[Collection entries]

## START

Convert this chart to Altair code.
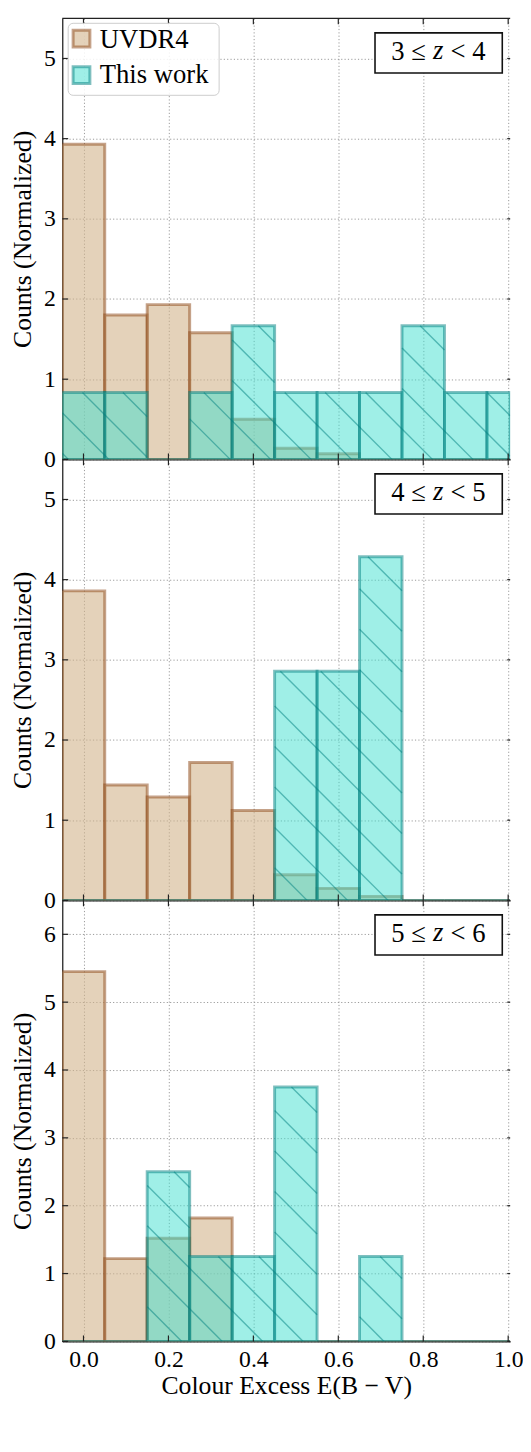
import math
import altair as alt
import pandas as pd

# ---------------- data ----------------
bin_centers = [0.0, 0.1, 0.2, 0.3, 0.4, 0.5, 0.6, 0.7, 0.8, 0.9, 1.0]
bin_width = 0.1
series_names = ["UVDR4", "This work"]

uvdr4_z3 = [3.93, 1.80, 1.93, 1.58, 0.50, 0.14, 0.07, 0.0, 0.0, 0.0, 0.0]
this_z3 = [0.833, 0.833, 0.0, 0.833, 1.667, 0.833, 0.833, 0.833, 1.667, 0.833, 0.833]

uvdr4_z4 = [3.86, 1.44, 1.29, 1.72, 1.12, 0.32, 0.15, 0.05, 0.0, 0.0, 0.0]
this_z4 = [0.0, 0.0, 0.0, 0.0, 0.0, 2.857, 2.857, 4.286, 0.0, 0.0, 0.0]

uvdr4_z5 = [5.45, 1.22, 1.52, 1.82, 0.0, 0.0, 0.0, 0.0, 0.0, 0.0, 0.0]
this_z5 = [0.0, 0.0, 2.5, 1.25, 1.25, 3.75, 0.0, 1.25, 0.0, 0.0, 0.0]

# redshift-bin labels: (lower bound, upper bound)
panel_bounds = [("3", "4"), ("4", "5"), ("5", "6")]
panel_ymax = [5.5, 5.5, 6.5]
panel_yticks = [[0, 1, 2, 3, 4, 5], [0, 1, 2, 3, 4, 5], [0, 1, 2, 3, 4, 5, 6]]
x_ticks = [0.0, 0.2, 0.4, 0.6, 0.8, 1.0]

# ---------------- layout / style ----------------
PX_PER_UNIT = 430.45
W, H = 454, 447
XMIN = -0.05
XMAX = XMIN + W / PX_PER_UNIT
FONT = "Liberation Serif"
TAN, SIENNA = "#d2b48c", "#8b4513"
TURQ, TEAL = "#40e0d0", "#008080"
PLOT_LEFT = 60.5
PAGE_TOP = 16
HATCH_STEP = 41.0
HATCH_PHASE = 13.7
TICK = 6


def hatch_segments(x_lo, x_hi, heights, ymax, top):
    sx = W / (XMAX - XMIN)
    sy = H / ymax
    rows = []
    for a, b, h in zip(x_lo, x_hi, heights):
        if h <= 0:
            continue
        X0 = (a - XMIN) * sx
        X1 = (min(b, XMAX) - XMIN) * sx
        Yt = (ymax - h) * sy
        Yb = H
        for n in range(-80, 80):
            c = HATCH_PHASE + n * HATCH_STEP - PLOT_LEFT + top
            Xa = max(X0, Yt + c)
            Xb = min(X1, Yb + c)
            if Xb - Xa > 0.5:
                rows.append({
                    "xa": Xa / sx + XMIN, "ya": ymax - (Xa - c) / sy,
                    "xb": Xb / sx + XMIN, "yb": ymax - (Xb - c) / sy,
                })
    return pd.DataFrame(rows)


def legend_layers():
    one = alt.Data(values=[{"a": series_names[0], "b": series_names[1]}])
    frame = alt.Chart(one).mark_rect(fill="white", fillOpacity=0.85, stroke="#cccccc",
                                     strokeWidth=1, cornerRadius=5).encode(
        x=alt.value(6), x2=alt.value(159), y=alt.value(5), y2=alt.value(78))
    sw1 = alt.Chart(one).mark_rect(fill=TAN, fillOpacity=0.6, stroke=SIENNA,
                                   strokeOpacity=0.5, strokeWidth=3).encode(
        x=alt.value(11), x2=alt.value(28), y=alt.value(12), y2=alt.value(29))
    sw2 = alt.Chart(one).mark_rect(fill=TURQ, fillOpacity=0.5, stroke=TEAL,
                                   strokeOpacity=0.5, strokeWidth=3).encode(
        x=alt.value(11), x2=alt.value(28), y=alt.value(49), y2=alt.value(66))
    l1 = alt.Chart(one).mark_text(font=FONT, fontSize=27, color="black", align="left",
                                  baseline="middle").encode(
        x=alt.value(38), y=alt.value(22), text="a:N")
    l2 = alt.Chart(one).mark_text(font=FONT, fontSize=27, color="black", align="left",
                                  baseline="middle").encode(
        x=alt.value(38), y=alt.value(58), text="b:N")
    return [frame, sw1, sw2, l1, l2]


def panel(i, uv, tw):
    ymax = panel_ymax[i]
    yt = panel_yticks[i]
    top = PAGE_TOP + i * H
    x_lo = [c0 - bin_width / 2 for c0 in bin_centers]
    x_hi = [c0 + bin_width / 2 for c0 in bin_centers]
    uv_df = pd.DataFrame({"x0": x_lo, "x1": x_hi, "h": uv})
    tw_df = pd.DataFrame({"x0": x_lo, "x1": x_hi, "h": tw})

    bottom = i == 2
    xaxis = alt.Axis(values=x_ticks, grid=True, ticks=False, tickSize=0,
                     labels=bottom, format=".1f", labelFontSize=24, labelPadding=6,
                     title="Colour Excess E(B − V)" if bottom else None,
                     titleFontSize=26, titleFontWeight="normal", titlePadding=2,
                     domainColor="#222222", domainWidth=1.3,
                     gridColor="#999999", gridDash=[1.2, 2.2], gridWidth=1)
    yaxis = alt.Axis(values=yt, grid=True, ticks=False, tickSize=0, format="d",
                     labelFontSize=24, labelPadding=7,
                     title="Counts (Normalized)", titleFontSize=26,
                     titleFontWeight="normal", titlePadding=8,
                     domainColor="#222222", domainWidth=1.3,
                     gridColor="#999999", gridDash=[1.2, 2.2], gridWidth=1)

    xsc = alt.Scale(domain=[XMIN, XMAX], nice=False, zero=False, clamp=True)
    ysc = alt.Scale(domain=[0, ymax], nice=False, zero=True)

    uv_bars = alt.Chart(uv_df).mark_rect(
        fill=TAN, fillOpacity=0.6, stroke=SIENNA, strokeOpacity=0.5, strokeWidth=3, clip=True
    ).encode(
        x=alt.X("x0:Q", scale=xsc, axis=xaxis),
        x2="x1:Q",
        y=alt.Y("h:Q", scale=ysc, axis=yaxis),
        y2=alt.datum(0),
    )
    tw_bars = alt.Chart(tw_df).mark_rect(
        fill=TURQ, fillOpacity=0.5, stroke=TEAL, strokeOpacity=0.5, strokeWidth=3, clip=True
    ).encode(
        x=alt.X("x0:Q"),
        x2="x1:Q",
        y=alt.Y("h:Q"),
        y2=alt.datum(0),
    )
    hdf = hatch_segments(x_lo, x_hi, tw, ymax, top)
    hatch = alt.Chart(hdf).mark_rule(color=TEAL, opacity=0.5, strokeWidth=1.4, clip=True).encode(
        x="xa:Q", y="ya:Q", x2="xb:Q", y2="yb:Q"
    )

    xt = pd.DataFrame({"v": x_ticks})
    ytk = pd.DataFrame({"v": yt})
    tick_col = "#222222"
    t_bottom = alt.Chart(xt).mark_rule(color=tick_col, strokeWidth=1.2).encode(
        x="v:Q", y=alt.value(H), y2=alt.value(H - TICK))
    t_top = alt.Chart(xt).mark_rule(color=tick_col, strokeWidth=1.2).encode(
        x="v:Q", y=alt.value(0), y2=alt.value(TICK))
    t_left = alt.Chart(ytk).mark_rule(color=tick_col, strokeWidth=1.2).encode(
        y="v:Q", x=alt.value(0), x2=alt.value(TICK))
    t_right = alt.Chart(ytk).mark_rule(color=tick_col, strokeWidth=1.2).encode(
        y="v:Q", x=alt.value(W - 3), x2=alt.value(W))

    lo, hi = panel_bounds[i]
    one = alt.Data(values=[{"left": f"{lo} ≤", "z": "z", "right": f"< {hi}"}])
    bx = W - 8
    box = alt.Chart(one).mark_rect(fill="white", stroke="#111111", strokeWidth=1.6).encode(
        x=alt.value(bx - 129), x2=alt.value(bx), y=alt.value(14.7), y2=alt.value(55.3))
    t1 = alt.Chart(one).mark_text(font=FONT, fontSize=27, color="black",
                                  align="right", baseline="middle").encode(
        x=alt.value(bx - 77.5), y=alt.value(34), text="left:N")
    t2 = alt.Chart(one).mark_text(font=FONT, fontSize=27, color="black", fontStyle="italic",
                                  align="center", baseline="middle").encode(
        x=alt.value(bx - 65), y=alt.value(33), text="z:N")
    t3 = alt.Chart(one).mark_text(font=FONT, fontSize=27, color="black",
                                  align="left", baseline="middle").encode(
        x=alt.value(bx - 52.5), y=alt.value(34), text="right:N")

    layers = [uv_bars, tw_bars, hatch, t_bottom, t_top, t_left, t_right, box, t1, t2, t3]
    if i == 0:
        spine = alt.Chart(one).mark_rule(color="#222222", strokeWidth=1.3).encode(
            x=alt.value(0), x2=alt.value(W), y=alt.value(0))
        layers.append(spine)
        layers.extend(legend_layers())
    return alt.layer(*layers).properties(width=W, height=H)


p1 = panel(0, uvdr4_z3, this_z3)
p2 = panel(1, uvdr4_z4, this_z4)
p3 = panel(2, uvdr4_z5, this_z5)

chart = alt.vconcat(p1, p2, p3, spacing=0, bounds="flush").resolve_scale(
    y="independent"
).properties(
    padding={"top": 0, "left": 2, "right": 0, "bottom": 0},
    autosize=alt.AutoSizeParams(type="pad"),
).configure(
    font=FONT
).configure_view(
    stroke=None
).configure_axis(
    labelColor="black", titleColor="black", labelFont=FONT, titleFont=FONT
)

chart.save("out.html", embed_options={"renderer": "svg", "actions": False})
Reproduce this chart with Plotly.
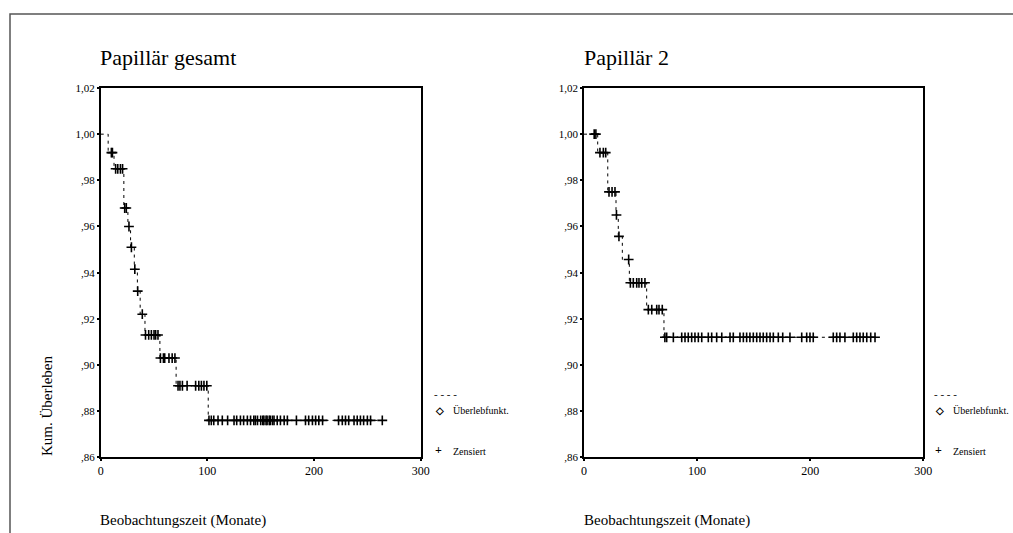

## END

Exercise:
Go from the first line of the data above to the line containing "1.25, 0.0, 0.0, 0.0]" and retype exactly those lines, both included, but none of the pictures.

Solution to this task:
Convert this chart to Altair code.
import math
import altair as alt
import pandas as pd

# ---------------- data ----------------
bin_centers = [0.0, 0.1, 0.2, 0.3, 0.4, 0.5, 0.6, 0.7, 0.8, 0.9, 1.0]
bin_width = 0.1
series_names = ["UVDR4", "This work"]

uvdr4_z3 = [3.93, 1.80, 1.93, 1.58, 0.50, 0.14, 0.07, 0.0, 0.0, 0.0, 0.0]
this_z3 = [0.833, 0.833, 0.0, 0.833, 1.667, 0.833, 0.833, 0.833, 1.667, 0.833, 0.833]

uvdr4_z4 = [3.86, 1.44, 1.29, 1.72, 1.12, 0.32, 0.15, 0.05, 0.0, 0.0, 0.0]
this_z4 = [0.0, 0.0, 0.0, 0.0, 0.0, 2.857, 2.857, 4.286, 0.0, 0.0, 0.0]

uvdr4_z5 = [5.45, 1.22, 1.52, 1.82, 0.0, 0.0, 0.0, 0.0, 0.0, 0.0, 0.0]
this_z5 = [0.0, 0.0, 2.5, 1.25, 1.25, 3.75, 0.0, 1.25, 0.0, 0.0, 0.0]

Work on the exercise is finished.